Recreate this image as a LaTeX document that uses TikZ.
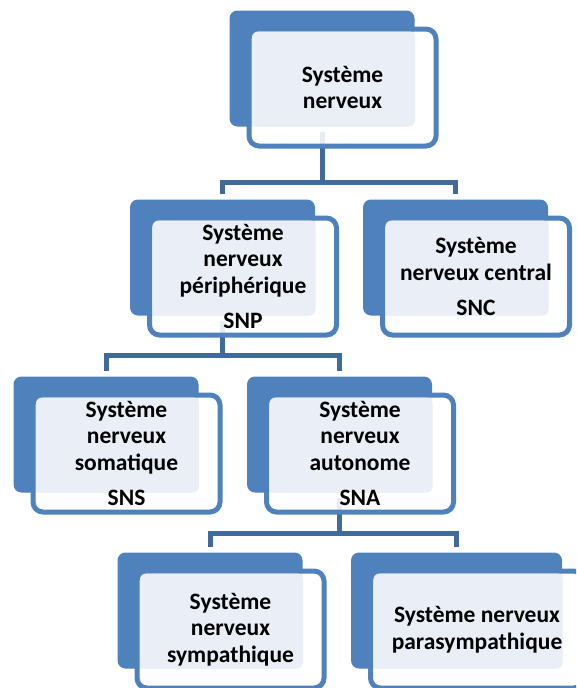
\documentclass[tikz,border=0pt]{standalone}
\usepackage{fontspec}
\setmainfont{Carlito}
\usepackage{xcolor}
\definecolor{boxblue}{HTML}{4F81BD}
\definecolor{lineblue}{HTML}{3F6A9B}
\definecolor{lightblue}{HTML}{E9EEF7}

\begin{document}
\begin{tikzpicture}[x=1pt,y=-1pt]
					\tikzstyle{back} = [rectangle,rounded corners=8pt,fill=boxblue,inner sep=0pt,minimum width=185pt,minimum height=116pt]
					\tikzstyle{front} = [rectangle,rounded corners=10pt,draw=boxblue,line width=5pt,fill=white,fill opacity=0.88,inner sep=0pt,minimum width=187pt,minimum height=117pt]
					\tikzstyle{light} = [rectangle,rounded corners=6pt,fill=lightblue,inner sep=0pt,minimum width=163pt,minimum height=95pt]
					\tikzstyle{txt} = [align=center,inner sep=0pt,font=\bfseries\fontsize{23.5}{26.5}\selectfont]
					\tikzstyle{edge} = [draw=lineblue,line width=5pt,shorten <=5pt,shorten >=5pt]
					\useasboundingbox (0,0) rectangle (576,688);
					\clip (0,0) rectangle (576,688);
					\coordinate (j1) at (322,182);
					\coordinate (j2) at (222.5,355);
					\coordinate (j3) at (339.5,533);
					\node[back] (b1) at (322,68.5) {};
					\node[back] (b2) at (222.5,257.5) {};
					\node[back] (b3) at (455.5,257.5) {};
					\node[back] (b4) at (106,434.5) {};
					\node[back] (b5) at (339.5,434.5) {};
					\node[back] (b6) at (210,610.5) {};
					\node[back,minimum width=211pt] (b7) at (456.5,610.5) {};
					\draw[edge,shorten >=0pt] (b1.south) -- (j1);
					\draw[edge] (b2.north) |- (j1) -| (b3.north);
					\draw[edge,shorten >=0pt] (b2.south) -- (j2);
					\draw[edge] (b4.north) |- (j2) -| (b5.north);
					\draw[edge,shorten >=0pt] (b5.south) -- (j3);
					\draw[edge] (b6.north) |- (j3) -| (b7.north);
					\node[front] (f1) at (342.5,87.5) {};
					\node[front] (f2) at (243,276.5) {};
					\node[front] (f3) at (476,276.5) {};
					\node[front] (f4) at (126.5,453.5) {};
					\node[front] (f5) at (360,453.5) {};
					\node[front] (f6) at (230.5,629.5) {};
					\node[front,minimum width=213pt] (f7) at (477,629.5) {};
					\node[light] (l1) at (333.5,79) {};
					\node[light] (l2) at (234,268) {};
					\node[light] (l3) at (467,268) {};
					\node[light] (l4) at (117.5,445) {};
					\node[light] (l5) at (351,445) {};
					\node[light] (l6) at (221.5,621) {};
					\node[light,minimum width=189pt] (l7) at (468,621) {};
					\node[txt] (t1) at (f1) {Système\\nerveux};
					\node[txt] (t2) at (f2) {Système\\nerveux\\périphérique\\[9pt]SNP};
					\node[txt] (t3) at (f3) {Système\\nerveux central\\[9pt]SNC};
					\node[txt] (t4) at (f4) {Système\\nerveux\\somatique\\[9pt]SNS};
					\node[txt] (t5) at (f5) {Système\\nerveux\\autonome\\[9pt]SNA};
					\node[txt] (t6) at (f6) {Système\\nerveux\\sympathique};
					\node[txt] (t7) at (f7) {Système nerveux\\parasympathique};
\end{tikzpicture}
\end{document}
----
> _PROBLEM TO SOLVE_
Copy the data exactly. Any picture it contains is to be omitted.

> _FULL SOLUTION_
Recreate this image as a LaTeX document that uses TikZ.
\documentclass[tikz,border=0pt]{standalone}
\usepackage{fontspec}
\setmainfont{Carlito}
\usepackage{xcolor}
\definecolor{boxblue}{HTML}{4F81BD}
\definecolor{lineblue}{HTML}{3F6A9B}
\definecolor{lightblue}{HTML}{E9EEF7}

\begin{document}
\begin{tikzpicture}[x=1pt,y=-1pt]
					\tikzstyle{back} = [rectangle,rounded corners=8pt,fill=boxblue,inner sep=0pt,minimum width=185pt,minimum height=116pt]
					\tikzstyle{front} = [rectangle,rounded corners=10pt,draw=boxblue,line width=5pt,fill=white,fill opacity=0.88,inner sep=0pt,minimum width=187pt,minimum height=117pt]
					\tikzstyle{light} = [rectangle,rounded corners=6pt,fill=lightblue,inner sep=0pt,minimum width=163pt,minimum height=95pt]
					\tikzstyle{txt} = [align=center,inner sep=0pt,font=\bfseries\fontsize{23.5}{26.5}\selectfont]
					\tikzstyle{edge} = [draw=lineblue,line width=5pt,shorten <=5pt,shorten >=5pt]
					\useasboundingbox (0,0) rectangle (576,688);
					\clip (0,0) rectangle (576,688);
					\coordinate (j1) at (322,182);
					\coordinate (j2) at (222.5,355);
					\coordinate (j3) at (339.5,533);
					\node[back] (b1) at (322,68.5) {};
					\node[back] (b2) at (222.5,257.5) {};
					\node[back] (b3) at (455.5,257.5) {};
					\node[back] (b4) at (106,434.5) {};
					\node[back] (b5) at (339.5,434.5) {};
					\node[back] (b6) at (210,610.5) {};
					\node[back,minimum width=211pt] (b7) at (456.5,610.5) {};
					\draw[edge,shorten >=0pt] (b1.south) -- (j1);
					\draw[edge] (b2.north) |- (j1) -| (b3.north);
					\draw[edge,shorten >=0pt] (b2.south) -- (j2);
					\draw[edge] (b4.north) |- (j2) -| (b5.north);
					\draw[edge,shorten >=0pt] (b5.south) -- (j3);
					\draw[edge] (b6.north) |- (j3) -| (b7.north);
					\node[front] (f1) at (342.5,87.5) {};
					\node[front] (f2) at (243,276.5) {};
					\node[front] (f3) at (476,276.5) {};
					\node[front] (f4) at (126.5,453.5) {};
					\node[front] (f5) at (360,453.5) {};
					\node[front] (f6) at (230.5,629.5) {};
					\node[front,minimum width=213pt] (f7) at (477,629.5) {};
					\node[light] (l1) at (333.5,79) {};
					\node[light] (l2) at (234,268) {};
					\node[light] (l3) at (467,268) {};
					\node[light] (l4) at (117.5,445) {};
					\node[light] (l5) at (351,445) {};
					\node[light] (l6) at (221.5,621) {};
					\node[light,minimum width=189pt] (l7) at (468,621) {};
					\node[txt] (t1) at (f1) {Système\\nerveux};
					\node[txt] (t2) at (f2) {Système\\nerveux\\périphérique\\[9pt]SNP};
					\node[txt] (t3) at (f3) {Système\\nerveux central\\[9pt]SNC};
					\node[txt] (t4) at (f4) {Système\\nerveux\\somatique\\[9pt]SNS};
					\node[txt] (t5) at (f5) {Système\\nerveux\\autonome\\[9pt]SNA};
					\node[txt] (t6) at (f6) {Système\\nerveux\\sympathique};
					\node[txt] (t7) at (f7) {Système nerveux\\parasympathique};
\end{tikzpicture}
\end{document}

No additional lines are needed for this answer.